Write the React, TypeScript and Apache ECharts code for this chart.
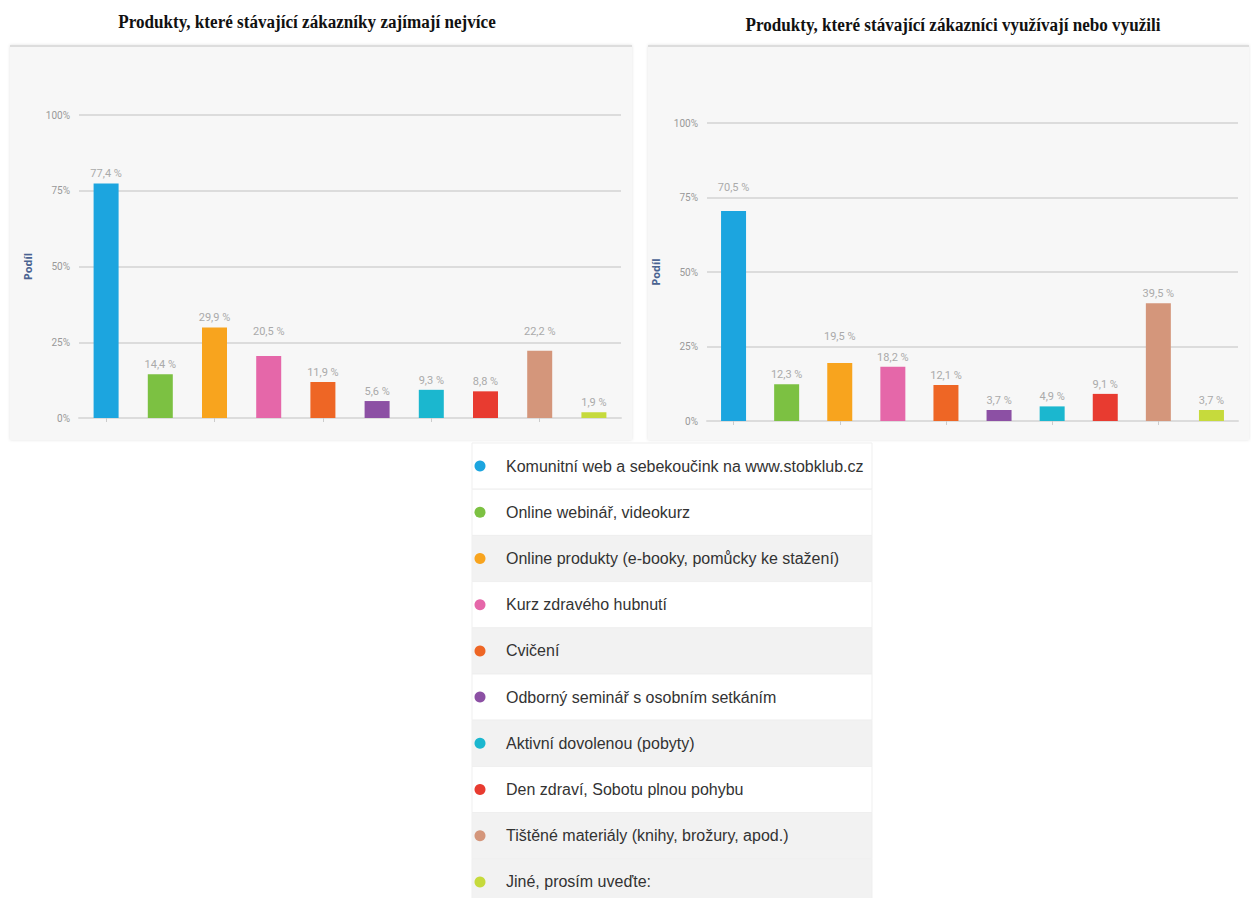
import React, { useEffect, useRef } from "react";
import * as echarts from "echarts";

const categories: string[] = [
  "Komunitní web a sebekoučink na www.stobklub.cz",
  "Online webinář, videokurz",
  "Online produkty (e-booky, pomůcky ke stažení)",
  "Kurz zdravého hubnutí",
  "Cvičení",
  "Odborný seminář s osobním setkáním",
  "Aktivní dovolenou (pobyty)",
  "Den zdraví, Sobotu plnou pohybu",
  "Tištěné materiály (knihy, brožury, apod.)",
  "Jiné, prosím uveďte:",
];

const colors: string[] = [
  "#1ca5df",
  "#7cc142",
  "#f8a41e",
  "#e567a9",
  "#ee6625",
  "#8c50a4",
  "#1bb7cf",
  "#e83b30",
  "#d4967b",
  "#c6da3c",
];

const interestValues: number[] = [77.4, 14.4, 29.9, 20.5, 11.9, 5.6, 9.3, 8.8, 22.2, 1.9];
const usedValues: number[] = [70.5, 12.3, 19.5, 18.2, 12.1, 3.7, 4.9, 9.1, 39.5, 3.7];

const yTicks: number[] = [0, 25, 50, 75, 100];

const titleLeft = "Produkty, které stávající zákazníky zajímají nejvíce";
const titleRight = "Produkty, které stávající zákazníci využívají nebo využili";
const axisName = "Podíl";

const legendRowShade: boolean[] = [false, false, true, false, true, false, true, false, true, true];

const narrow = "'Liberation Sans Narrow', 'Roboto', 'Liberation Sans', sans-serif";

// grid geometry (pixels)
const gridLeftPanel = { left: 79, top: 115, width: 542, height: 303 };
const gridRightPanel = { left: 707, top: 123, width: 531, height: 298 };

export default function App() {
  const ref = useRef<HTMLDivElement>(null);

  useEffect(() => {
    if (!ref.current) return;
    const chart = echarts.init(ref.current, undefined, { renderer: "svg" });

    const makeY = (gridIndex: number) => ({
      type: "value" as const,
      gridIndex,
      min: yTicks[0],
      max: yTicks[yTicks.length - 1],
      interval: 25,
      name: axisName,
      nameLocation: "middle" as const,
      nameRotate: 90,
      nameGap: 46,
      nameTextStyle: { color: "#4a6391", fontWeight: "bold" as const, fontSize: 11, fontFamily: "'Open Sans', sans-serif" },
      axisLine: { show: false },
      axisTick: { show: false },
      axisLabel: { color: "#999999", fontSize: 10, margin: 9, formatter: "{value}%", fontFamily: narrow },
      splitLine: { lineStyle: { color: "#dcdcdc", width: 2 } },
    });

    const makeX = (gridIndex: number) => ({
      type: "category" as const,
      gridIndex,
      data: categories,
      axisLabel: { show: false },
      axisLine: { lineStyle: { color: "#dcdcdc", width: 2 } },
      axisTick: { show: true, alignWithLabel: true, interval: 1, length: 4, lineStyle: { color: "#cccccc" } },
      splitLine: { show: false },
    });

    // push a label above a grid line when it would sit on it
    const labelDistance = (value: number, pxPerUnit: number) => {
      const base = 4;
      const h = 14;
      let d = base;
      yTicks.forEach((t) => {
        const gap = (t - value) * pxPerUnit;
        if (gap > base - 2 && gap < base + h) d = gap + 5;
      });
      return d;
    };

    const makeSeries = (idx: number, values: number[], pxPerUnit: number) => ({
      type: "bar" as const,
      xAxisIndex: idx,
      yAxisIndex: idx,
      data: values.map((v) => ({ value: v, label: { distance: labelDistance(v, pxPerUnit) } })),
      barWidth: 25,
      itemStyle: { color: (p: any) => colors[p.dataIndex] },
      label: {
        show: true,
        position: "top" as const,
        color: "#aaaaaa",
        fontSize: 11,
        fontFamily: narrow,
        formatter: (p: any) => String(p.value).replace(".", ",") + " %",
      },
    });

    const graphics: any[] = [
      {
        type: "rect",
        z: -10,
        shape: { x: 10, y: 45, width: 622, height: 395 },
        style: { fill: "#f7f7f7", shadowBlur: 3, shadowColor: "rgba(0,0,0,0.12)" },
      },
      { type: "line", z: -9, shape: { x1: 10, y1: 46, x2: 632, y2: 46 }, style: { stroke: "#dddddd", lineWidth: 2 } },
      {
        type: "rect",
        z: -10,
        shape: { x: 648, y: 45, width: 601, height: 395 },
        style: { fill: "#f7f7f7", shadowBlur: 3, shadowColor: "rgba(0,0,0,0.12)" },
      },
      { type: "line", z: -9, shape: { x1: 648, y1: 46, x2: 1249, y2: 46 }, style: { stroke: "#dddddd", lineWidth: 2 } },
      {
        type: "text",
        x: 307,
        y: 22,
        scaleX: 0.9,
        style: {
          text: titleLeft,
          fontFamily: "'Liberation Serif', 'DejaVu Serif', serif",
          fontWeight: "bold",
          fontSize: 19,
          fill: "#111111",
          align: "center",
          verticalAlign: "middle",
        },
      },
      {
        type: "text",
        x: 953,
        y: 25,
        scaleX: 0.9,
        style: {
          text: titleRight,
          fontFamily: "'Liberation Serif', 'DejaVu Serif', serif",
          fontWeight: "bold",
          fontSize: 19,
          fill: "#111111",
          align: "center",
          verticalAlign: "middle",
        },
      },
    ];

    const rowTop = 443;
    const rowH = 46.2;
    categories.forEach((name, i) => {
      const y = rowTop + i * rowH;
      graphics.push({
        type: "rect",
        z: -5,
        shape: { x: 472, y, width: 400, height: rowH },
        style: { fill: legendRowShade[i] ? "#f2f2f2" : "#ffffff", stroke: "#efefef", lineWidth: 1 },
      });
      graphics.push({
        type: "circle",
        shape: { cx: 480, cy: y + rowH / 2, r: 5.5 },
        style: { fill: colors[i] },
      });
      graphics.push({
        type: "text",
        x: 506,
        y: y + rowH / 2,
        style: {
          text: name,
          fontFamily: "'Liberation Sans', Arial, sans-serif",
          fontSize: 16,
          fill: "#333333",
          verticalAlign: "middle",
        },
      });
    });

    chart.setOption({
      animation: false,
      backgroundColor: "#ffffff",
      grid: [gridLeftPanel, gridRightPanel],
      xAxis: [makeX(0), makeX(1)],
      yAxis: [makeY(0), makeY(1)],
      series: [
        makeSeries(0, interestValues, gridLeftPanel.height / 100),
        makeSeries(1, usedValues, gridRightPanel.height / 100),
      ],
      graphic: graphics,
    });

    return () => chart.dispose();
  }, []);

  return <div ref={ref} style={{ position: "absolute", left: 0, top: 0, width: 1251, height: 898 }} />;
}
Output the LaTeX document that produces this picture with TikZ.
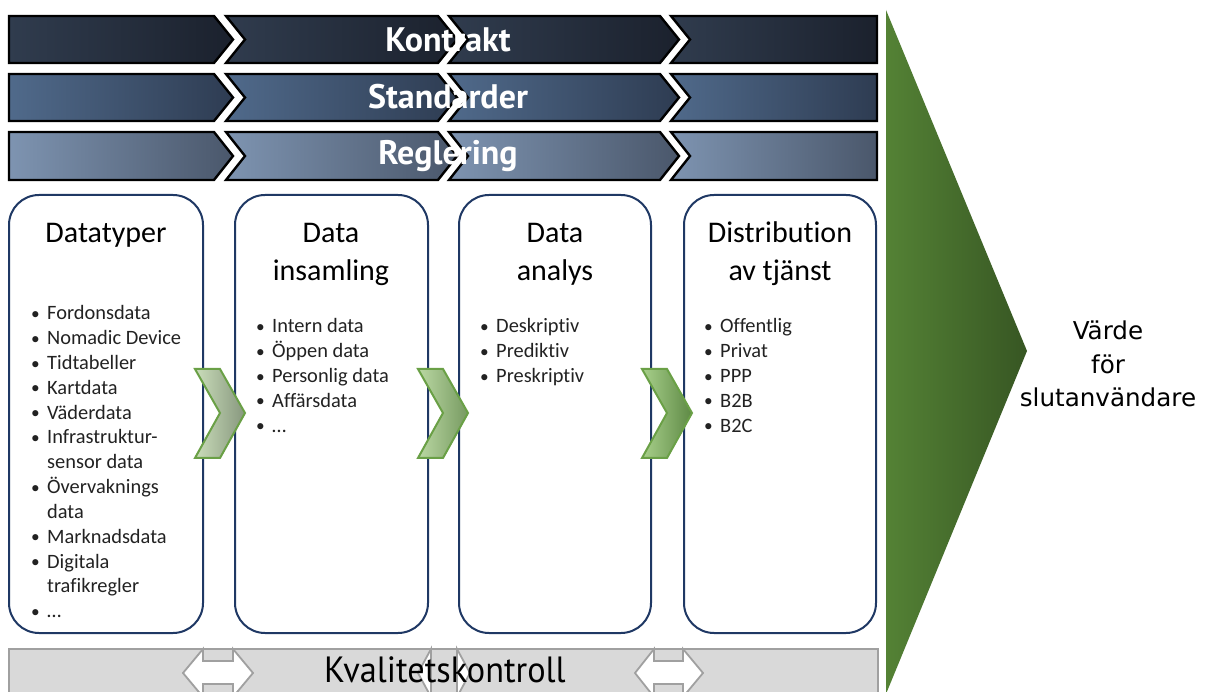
\documentclass[tikz,border=0pt]{standalone}
\usepackage{fontspec}
\setmainfont{Carlito}[Ligatures=NoCommon]
\newfontfamily\barfont{PT Sans}
\newfontfamily\condfont[FakeStretch=0.94]{PT Sans}
\newfontfamily\valfont{DejaVu Sans}
\definecolor{navy}{HTML}{1F3864}
\definecolor{txt}{HTML}{222222}
\definecolor{rowAl}{HTML}{303C4E}
\definecolor{rowAr}{HTML}{1B212D}
\definecolor{rowBl}{HTML}{506A8B}
\definecolor{rowBr}{HTML}{2E3C52}
\definecolor{rowCl}{HTML}{7E94B1}
\definecolor{rowCr}{HTML}{4A576B}
\definecolor{barfill}{HTML}{D9D9D9}
\definecolor{barline}{HTML}{A0A0A0}
\definecolor{chline}{HTML}{6AA046}
\definecolor{chAl}{HTML}{CADDBA}
\definecolor{chAr}{HTML}{87977E}
\definecolor{chBl}{HTML}{BAD8A3}
\definecolor{chBr}{HTML}{779A61}
\definecolor{chCl}{HTML}{A8D08B}
\definecolor{chCr}{HTML}{5E8945}
\definecolor{trL}{HTML}{548235}
\definecolor{trR}{HTML}{375623}
\tikzset{
  segment/.style={draw=black, line width=2.4pt, line join=miter},
  card/.style={draw=navy, line width=2pt, rounded corners=30pt, fill=white},
  chevron/.style={draw=chline, line width=2pt, line join=miter},
  dblarrow/.style={draw=barline, fill=white, line width=1.8pt, line join=miter},
  bartext/.style={text=white, font=\barfont\bfseries\fontsize{34}{40}\selectfont, inner sep=0pt, anchor=base},
  boxtitle/.style={font=\fontsize{30}{38}\selectfont, text=black, inner sep=0pt, anchor=base},
  listline/.style={font=\fontsize{20.4}{24.8}\selectfont, text=txt, inner sep=0pt, anchor=base west},
  valtext/.style={font=\valfont\fontsize{24.6}{33.5}\selectfont, text=black, inner sep=0pt, anchor=base},
  qtext/.style={font=\condfont\fontsize{36.5}{40}\selectfont, text=black, inner sep=0pt, anchor=base}
}
\newcommand\bl[1]{\makebox[16pt][l]{\raisebox{0.5pt}{\scalebox{0.85}{•}}}#1}
\newcommand\cl[1]{\hspace*{16pt}#1}
\newcommand\barrow[4]{%
  \pgfmathsetmacro\barmid{(#1+#2)/2}
  \shadedraw[segment, left color=#3, right color=#4] (9,#1) -- (214,#1) -- (233,\barmid) -- (214,#2) -- (9,#2) -- cycle;
  \shadedraw[segment, left color=#3, right color=#4] (226,#1) -- (438,#1) -- (457,\barmid) -- (438,#2) -- (226,#2) -- (245,\barmid) -- cycle;
  \shadedraw[segment, left color=#3, right color=#4] (449,#1) -- (660,#1) -- (679,\barmid) -- (660,#2) -- (449,#2) -- (468,\barmid) -- cycle;
  \shadedraw[segment, left color=#3, right color=#4] (671,#1) -- (877,#1) -- (877,#2) -- (671,#2) -- (690,\barmid) -- cycle;
}
\newcommand\greenchev[3]{%
  \shadedraw[chevron, left color=#2, right color=#3] (#1,369) -- (#1+25,369) -- (#1+50,413) -- (#1+25,458) -- (#1,458) -- (#1+25,413) -- cycle;
}
\begin{document}
\begin{tikzpicture}[x=1pt,y=-1pt]
\useasboundingbox (0,0) rectangle (1208,692);
% top bars
\barrow{16}{63}{rowAl}{rowAr}
\barrow{74}{121}{rowBl}{rowBr}
\barrow{132}{180}{rowCl}{rowCr}
\node[bartext] (kontrakt) at (448,52) {Kontrakt};
\node[bartext] (standarder) at (448,109) {Standarder};
\node[bartext] (reglering) at (448,165) {Reglering};
% value triangle
\shade[left color=trL, right color=trR] (886,10) -- (1027,351) -- (886,694) -- cycle;
\node[valtext] (v1) at (1108,340) {Värde};
\node[valtext] (v2) at (1108,373.5) {för};
\node[valtext] (v3) at (1108,407) {slutanvändare};
% cards
\draw[card] (9,195) rectangle (203,633);
\draw[card] (235,195) rectangle (428,633);
\draw[card] (459,195) rectangle (651,633);
\draw[card] (684,195) rectangle (876,633);
\node[boxtitle] (t1) at (106,243) {Datatyper};
\node[boxtitle] (t2a) at (331,243) {Data};
\node[boxtitle] (t2b) at (331,281) {insamling};
\node[boxtitle] (t3a) at (555,243) {Data};
\node[boxtitle] (t3b) at (555,281) {analys};
\node[boxtitle] (t4a) at (780,243) {Distribution};
\node[boxtitle] (t4b) at (780,281) {av tjänst};
\foreach \t [count=\i] in {\bl{Fordonsdata},\bl{Nomadic Device},\bl{Tidtabeller},\bl{Kartdata},\bl{Väderdata},\bl{Infrastruktur-},\cl{sensor data},\bl{Övervaknings},\cl{data},\bl{Marknadsdata},\bl{Digitala},\cl{trafikregler},\bl{…}}
  \node[listline] (a\i) at (31,{320+(\i-1)*24.8}) {\t};
\foreach \t [count=\i] in {\bl{Intern data},\bl{Öppen data},\bl{Personlig data},\bl{Affärsdata},\bl{…}}
  \node[listline] (b\i) at (256,{333+(\i-1)*24.8}) {\t};
\foreach \t [count=\i] in {\bl{Deskriptiv},\bl{Prediktiv},\bl{Preskriptiv}}
  \node[listline] (c\i) at (480,{333+(\i-1)*24.8}) {\t};
\foreach \t [count=\i] in {\bl{Offentlig},\bl{Privat},\bl{PPP},\bl{B2B},\bl{B2C}}
  \node[listline] (d\i) at (704,{333+(\i-1)*24.8}) {\t};
% green chevrons
\greenchev{195}{chAl}{chAr}
\greenchev{418}{chBl}{chBr}
\greenchev{642}{chCl}{chCr}
% quality bar
\draw[fill=barfill, draw=barline, line width=2pt] (9,649) rectangle (878,704);
\draw[dblarrow] (183,673) -- (203,649) -- (203,661) -- (233,661) -- (233,649) -- (253,673) -- (233,697) -- (233,684) -- (203,684) -- (203,697) -- cycle;
\draw[dblarrow] (635,673) -- (654,649) -- (654,661) -- (683,661) -- (683,649) -- (703,673) -- (683,697) -- (683,684) -- (654,684) -- (654,697) -- cycle;
\draw[dblarrow] (418,673) -- (431,649) -- (431,697) -- cycle;
\draw[dblarrow] (457,649) -- (470,673) -- (457,697) -- cycle;
\node[qtext] (kval) at (445,682) {Kvalitetskontroll};
\end{tikzpicture}
\end{document}
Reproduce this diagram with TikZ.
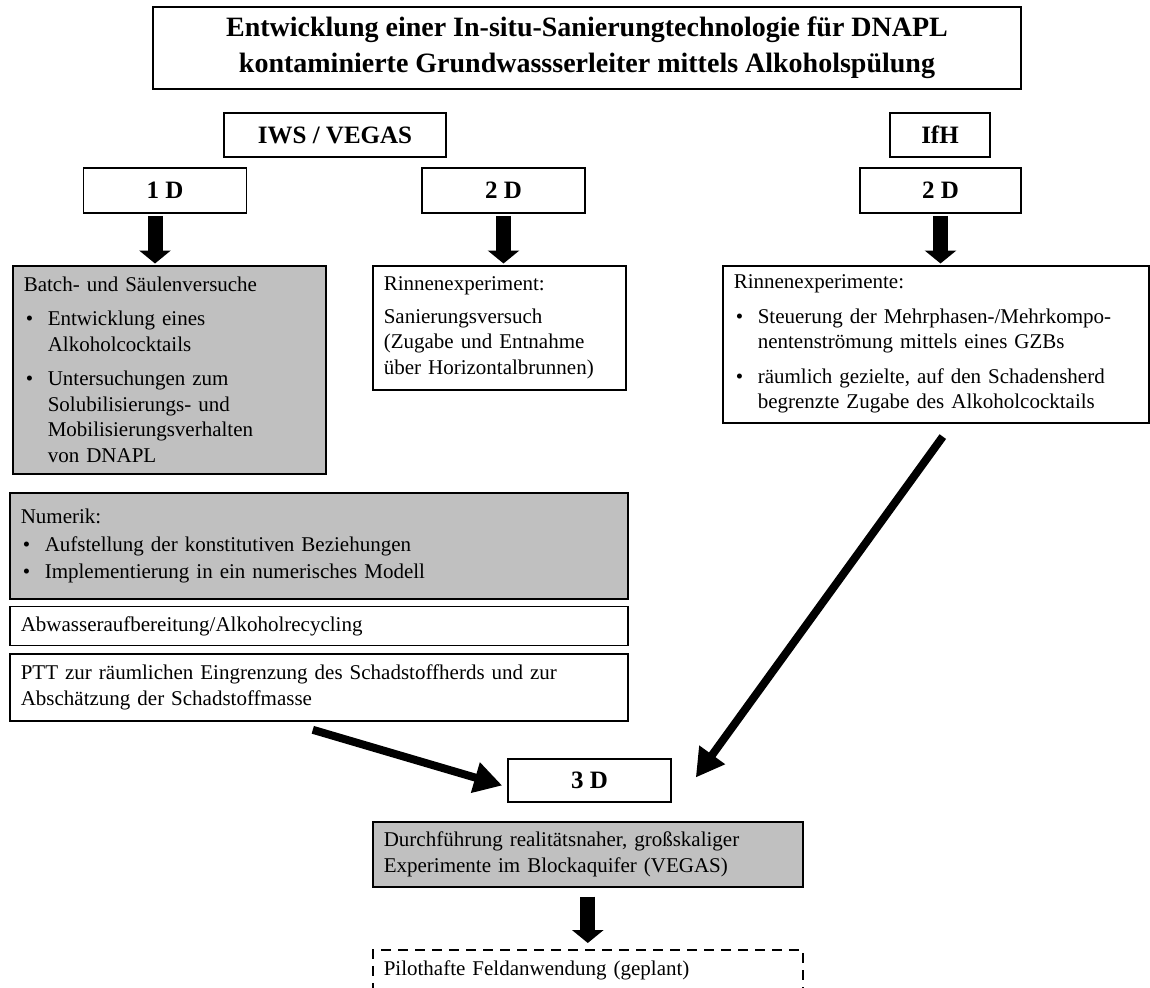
\documentclass[tikz,border=0pt]{standalone}
\usepackage{fontspec}
\setmainfont{Liberation Serif}
\usepackage{tikz}
\usetikzlibrary{positioning, arrows.meta}
\definecolor{boxgray}{HTML}{C0C0C0}

\newcommand{\punkt}[2][9pt]{\par\vspace{#1}\hangindent=24pt\hangafter=1\makebox[24pt][l]{\hspace{2pt}\textbullet}#2\par}

\begin{document}
\begin{tikzpicture}[
  x=1pt, y=-1pt,
  box/.style={draw, line width=1.6pt, inner sep=0pt},
  head/.style={box, font=\fontsize{25}{30}\selectfont\bfseries,
    minimum width=#1, minimum height=45pt},
  info/.style={box, anchor=north west, align=left,
    font=\fontsize{21}{25.5}\selectfont, inner xsep=11pt,
    text width=#1-22pt, minimum width=#1},
  grau/.style={fill=boxgray},
  pfeil/.style={line width=15pt, -{Triangle[width=31pt,length=13pt]}},
  schub/.style={line width=8pt, -{Triangle[width=30pt,length=28pt]}},
]
\useasboundingbox (0,0) rectangle (1150,987);

% Titel
\node[box, minimum width=868pt, minimum height=82pt, align=center,
  font=\fontsize{28}{36}\selectfont\bfseries] (titel) at (587,48) {
  Entwicklung einer In-situ-Sanierungtechnologie für DNAPL\\
  kontaminierte Grundwassserleiter mittels Alkoholspülung
};

% Institute
\node[head=222pt, minimum height=44pt] (iws) at (335,135) {IWS / VEGAS};
\node[head=100pt, minimum height=44pt] (ifh) at (940,135) {IfH};

% Dimensionen
\node[head=163pt] (d1) at (165,190.5) {1 D};
\node[head=163pt] (d2) at (503.5,190.5) {2 D};
\node[head=161pt] (d2r) at (940.5,190.5) {2 D};

% 1 D
\node[info=313pt, grau, minimum height=208pt] (batch) at (12,265) {
  Batch- und Säulenversuche
  \punkt{Entwicklung eines\newline Alkoholcocktails}
  \punkt{Untersuchungen zum\newline Solubilisierungs- und\newline
    Mobilisierungsverhalten\newline von DNAPL}
};

% 2 D IWS
\node[info=253pt, minimum height=124pt] (rinne) at (372,265) {
  Rinnenexperiment:\par\vspace{7pt}
  Sanierungsversuch\\(Zugabe und Entnahme\\über Horizontalbrunnen)
};

% 2 D IfH
\node[info=426pt, minimum height=157pt] (rinnen) at (722,265) {
  Rinnenexperimente:
  \punkt{Steuerung der Mehrphasen-/Mehrkompo-\newline nentenströmung mittels eines GZBs}
  \punkt{räumlich gezielte, auf den Schadensherd\newline begrenzte Zugabe des Alkoholcocktails}
};

% Numerik, Abwasser, PTT
\node[info=618pt, grau, minimum height=106pt] (numerik) at (9,492) {
  Numerik:
  \punkt[3pt]{Aufstellung der konstitutiven Beziehungen}
  \punkt[1pt]{Implementierung in ein numerisches Modell}
};
\node[info=618pt, minimum height=39pt, below=6pt of numerik.south west,
  anchor=north west] (abwasser) {Abwasseraufbereitung/Alkoholrecycling};
\node[info=618pt, minimum height=67pt, below=7pt of abwasser.south west,
  anchor=north west] (ptt) {
  PTT zur räumlichen Eingrenzung des Schadstoffherds und zur\\
  Abschätzung der Schadstoffmasse
};

% 3 D
\node[head=163pt, minimum height=43pt] (d3) at (589.5,780.5) {3 D};
\node[info=430pt, grau, minimum height=65pt] (block) at (372,821) {
  Durchführung realitätsnaher, großskaliger\\
  Experimente im Blockaquifer (VEGAS)
};
\node[info=430pt, minimum height=42pt, dash pattern=on 10pt off 7pt]
  (pilot) at (372,949) {Pilothafte Feldanwendung (geplant)};

% Pfeile
\draw[pfeil, shorten <=2pt, shorten >=1.5pt] ([xshift=-10pt]d1.south)
  -- ([xshift=-10pt]d1.south |- batch.north);
\draw[pfeil, shorten <=2pt, shorten >=1.5pt] (d2.south) -- (d2.south |- rinne.north);
\draw[pfeil, shorten <=2pt, shorten >=1.5pt] (d2r.south) -- (d2r.south |- rinnen.north);
\draw[schub] ([shift={(-6,8)}]ptt.south) -- ([shift={(-5,5)}]d3.west);
\draw[schub] ([shift={(7,13)}]rinnen.south) -- ([shift={(24,-3)}]d3.east);
\draw[pfeil, shorten <=9pt, shorten >=6pt] (block.south) -- (pilot.north);

\end{tikzpicture}
\end{document}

⁂

# The problem:
Return each line in the records that holds the string "React".

# Task output:
Write the React, TypeScript and Apache ECharts code for this chart.
import React, { useEffect, useRef } from "react";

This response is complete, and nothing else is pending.